The only multi-day mountain bike race that includes a train ride

Crank the Shield sends riders to one of Ontario's most stunning regions

Ontario deserves an epic multi-day mountain bike race. And what could be more to the point than one that begins with a scenic train ride to northern Ontario?

Last year, after a three-year hiatus, Crank the Shield returned. And not only did they make a comeback, they moved the race from its longtime home in Haliburton to one of the most scenic parts of the province: the mythical north shore of Lake Superior.

“It was a great reboot after a three-year layoff,” says Crank’s event organizer Sean Ruppel. “This location, the routes and the incredible train ride have all been in the cards for over seven years.”

Crank the Shield is a three-day stage race with a registration fee of $739 which includes a train trip to the event, three days of racing, three meals a day, space for a tent or RV and much more. Fancy amenities such as beds can be had for a premium rate.

Last year drew 180 riders, and Ruppel is confident the numbers will approach 250 this time around.In addition to numerous team and solo categories, there are also ones for e-bikes, single speed and fat bikes.

Heading into this year’s event, which runs Aug 16-18, the train ride has been shortened by 30 minutes and bike storage has been simplified to just handlebars and pedals.

“Last year, some people took up to an hour to simply put the wheels back on,” he says. “So it meant the race started late.”

He says, the route — three stages of 75, 55 and 65 kilometres respectively— will also be shortened by about 15 kilometres.

The race crosses over three major river valleys and takes full advantage of the amazing trails being built around Sault Ste. Marie.

Ruppel has long had a family cottage in the area, and enjoys the opportunity to show off the stunning landscape made famous by the Group of Seven.

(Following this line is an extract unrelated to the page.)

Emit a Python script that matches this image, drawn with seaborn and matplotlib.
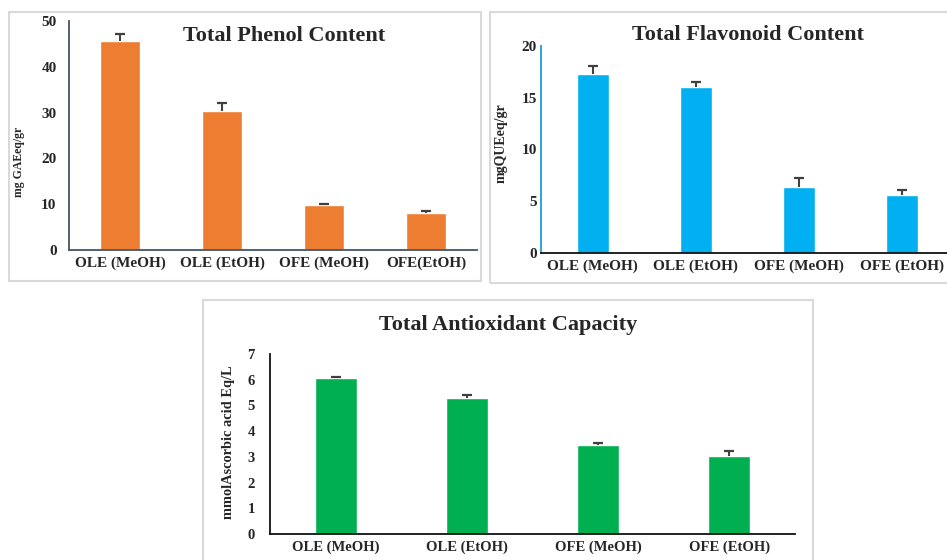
import numpy as np
import pandas as pd
import seaborn as sns
import matplotlib.pyplot as plt
from matplotlib.patches import Rectangle

# dados
cat_fenol = ['OLE (MeOH)', 'OLE (EtOH)', 'OFE (MeOH)', 'OFE(EtOH)']
cat_outros = ['OLE (MeOH)', 'OLE (EtOH)', 'OFE (MeOH)', 'OFE (EtOH)']

fenol = [45.6, 30.4, 9.75, 8.15]
fenol_err = [1.5, 1.7, 0.35, 0.35]

flavonoide = [17.3, 16.05, 6.4, 5.6]
flavonoide_err = [0.75, 0.45, 0.85, 0.45]

antioxidante = [6.05, 5.3, 3.45, 3.02]
antioxidante_err = [0.05, 0.1, 0.1, 0.2]

sns.set_style('white')
plt.rcParams['font.family'] = ['Liberation Serif', 'DejaVu Serif']
plt.rcParams['font.weight'] = 'bold'

W, H = 947, 560
fig = plt.figure(figsize=(W / 100, H / 100), dpi=100)


def px(x0, y0, x1, y1):
    # converte pixels (topo-esquerda) em fracao da figura
    return [x0 / W, 1 - y1 / H, (x1 - x0) / W, (y1 - y0) / H]


# molduras cinza claro
for caixa in [(9, 12, 481, 281), (490, 12, 965, 283), (203, 300, 813, 575)]:
    r = px(*caixa)
    fig.patches.append(Rectangle((r[0], r[1]), r[2], r[3], transform=fig.transFigure,
                                 fill=False, edgecolor='#d9d9d9', linewidth=1.5))


def painel(pos, cats, vals, errs, cor, largura, ymax, passo, ylabel, lab_size, tick_size,
           spine_l, spine_b, ypad, lab_xy, titulo, tit_xy):
    ax = fig.add_axes(px(*pos))
    df = pd.DataFrame({'cat': cats, 'val': vals})
    sns.barplot(data=df, x='cat', y='val', color=cor, saturation=1, width=largura,
                errorbar=None, ax=ax)
    # so a parte de cima da barra de erro (como no Excel)
    x = np.arange(len(vals))
    topo = np.array(vals) + np.array(errs)
    ax.vlines(x, vals, topo, color='#404040', linewidth=1.5)
    ax.plot(x, topo, linestyle='none', marker='_', markersize=7, mew=1.6, color='#404040')
    ax.set_xlim(-0.5, 3.5)
    ax.set_ylim(0, ymax)
    ax.set_yticks(np.arange(0, ymax + 0.01, passo))
    ax.set_xlabel('')
    ax.set_ylabel(ylabel, fontsize=lab_size, fontweight='bold')
    ax.yaxis.set_label_coords(*lab_xy)
    ax.tick_params(axis='x', length=0, pad=5, labelsize=tick_size)
    ax.tick_params(axis='y', length=0, pad=ypad, labelsize=tick_size)
    for t in ax.get_xticklabels() + ax.get_yticklabels():
        t.set_fontweight('bold')
    for s in ['top', 'right']:
        ax.spines[s].set_visible(False)
    ax.spines['left'].set_color(spine_l)
    ax.spines['bottom'].set_color(spine_b)
    ax.spines['left'].set_linewidth(1.3)
    ax.spines['bottom'].set_linewidth(1.3)
    ax.patch.set_alpha(0)
    fig.text(tit_xy[0] / W, 1 - tit_xy[1] / H, titulo, ha='center', va='center',
             fontsize=16, fontweight='bold')
    return ax


painel((69, 21, 477, 250), cat_fenol, fenol, fenol_err, '#ED7D31', 0.39, 50, 10,
       'mg GAEeq/gr', 8.5, 11, '#44546A', '#44546A', 9, (-0.108, 0.385),
       'Total Phenol Content', (284, 36))

painel((541, 46, 954, 253), cat_outros, flavonoide, flavonoide_err, '#00B0F0', 0.31, 20, 5,
       'mgQUEeq/gr', 10, 11, '#1F9BD7', '#111111', 3, (-0.082, 0.53),
       'Total Flavonoid Content', (748, 35))

painel((270, 354, 795, 534), cat_outros, antioxidante, antioxidante_err, '#00B050', 0.32, 7, 1,
       'mmolAscorbic acid Eq/L', 10.4, 10.5, '#111111', '#111111', 11, (-0.067, 0.51),
       'Total Antioxidant Capacity', (508, 325))

plt.savefig('out.png', dpi=100)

“For me, the best part is introducing many new people to what I think is the most spectacular place in the world,” he says. “It’s not uncommon to hear of people driving across the country for the first time, and are shocked to say the prettiest part of Canada isn’t necessarily the Rockies or the West Coast, but the beauty of the north shore of Lake Superior. The land is big, the lake is clear, vast and beautiful yet powerful. And the mountains are the oldest in the world.”